WHAT THE TASK REQUIRES:
Search the data for the word "that". Reproduce every line where it is found.

EXERCISE DATA:
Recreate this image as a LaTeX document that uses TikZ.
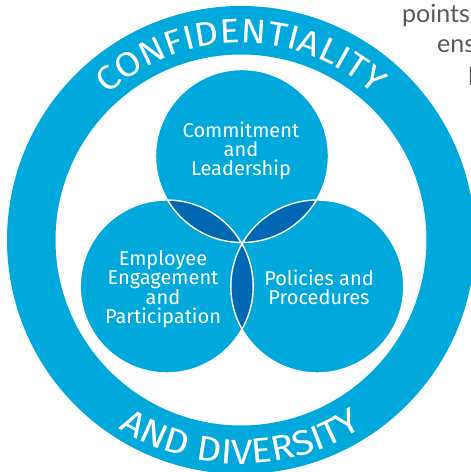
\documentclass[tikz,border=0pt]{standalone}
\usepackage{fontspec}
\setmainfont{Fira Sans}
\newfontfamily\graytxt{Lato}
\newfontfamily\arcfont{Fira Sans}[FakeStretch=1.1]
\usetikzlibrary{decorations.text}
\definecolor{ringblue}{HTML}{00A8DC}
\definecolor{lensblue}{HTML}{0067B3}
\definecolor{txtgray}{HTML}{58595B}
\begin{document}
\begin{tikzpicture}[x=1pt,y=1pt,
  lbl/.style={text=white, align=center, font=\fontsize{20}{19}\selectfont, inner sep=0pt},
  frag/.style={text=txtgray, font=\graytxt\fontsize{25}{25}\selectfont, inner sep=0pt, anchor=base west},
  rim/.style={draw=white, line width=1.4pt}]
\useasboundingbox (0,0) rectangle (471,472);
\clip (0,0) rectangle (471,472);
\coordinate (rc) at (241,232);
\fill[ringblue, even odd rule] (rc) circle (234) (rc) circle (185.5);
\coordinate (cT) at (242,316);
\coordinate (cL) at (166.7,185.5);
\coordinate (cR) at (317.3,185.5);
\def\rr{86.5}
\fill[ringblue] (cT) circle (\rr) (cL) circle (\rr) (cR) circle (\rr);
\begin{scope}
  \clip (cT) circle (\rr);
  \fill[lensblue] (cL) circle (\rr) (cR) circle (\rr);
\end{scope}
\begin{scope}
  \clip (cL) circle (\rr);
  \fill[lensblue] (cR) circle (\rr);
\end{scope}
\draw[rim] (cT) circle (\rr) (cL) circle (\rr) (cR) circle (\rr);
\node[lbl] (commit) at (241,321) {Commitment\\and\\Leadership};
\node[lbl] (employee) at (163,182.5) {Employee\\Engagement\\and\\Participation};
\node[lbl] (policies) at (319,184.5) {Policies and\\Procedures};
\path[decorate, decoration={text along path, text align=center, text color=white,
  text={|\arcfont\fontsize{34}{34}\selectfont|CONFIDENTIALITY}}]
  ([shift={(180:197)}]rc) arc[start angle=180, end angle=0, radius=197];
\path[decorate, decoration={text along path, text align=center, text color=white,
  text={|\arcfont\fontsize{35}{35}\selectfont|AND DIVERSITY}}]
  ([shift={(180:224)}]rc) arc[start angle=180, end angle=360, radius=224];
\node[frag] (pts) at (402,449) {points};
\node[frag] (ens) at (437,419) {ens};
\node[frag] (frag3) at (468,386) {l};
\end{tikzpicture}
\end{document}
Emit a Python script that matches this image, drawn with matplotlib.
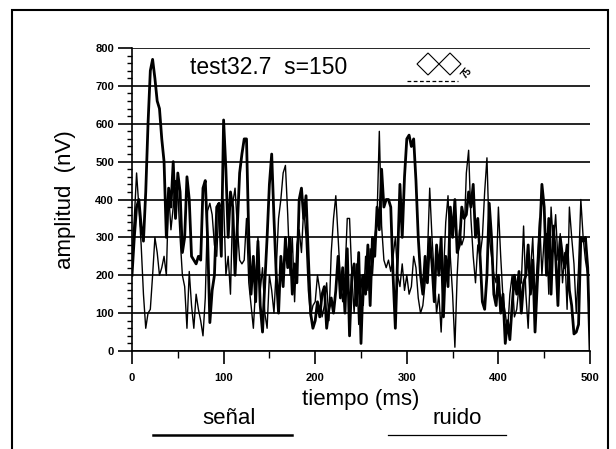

THE REPLY:
Recreate this image as a LaTeX document that uses TikZ.
Emit a Python script that matches this image, drawn with matplotlib.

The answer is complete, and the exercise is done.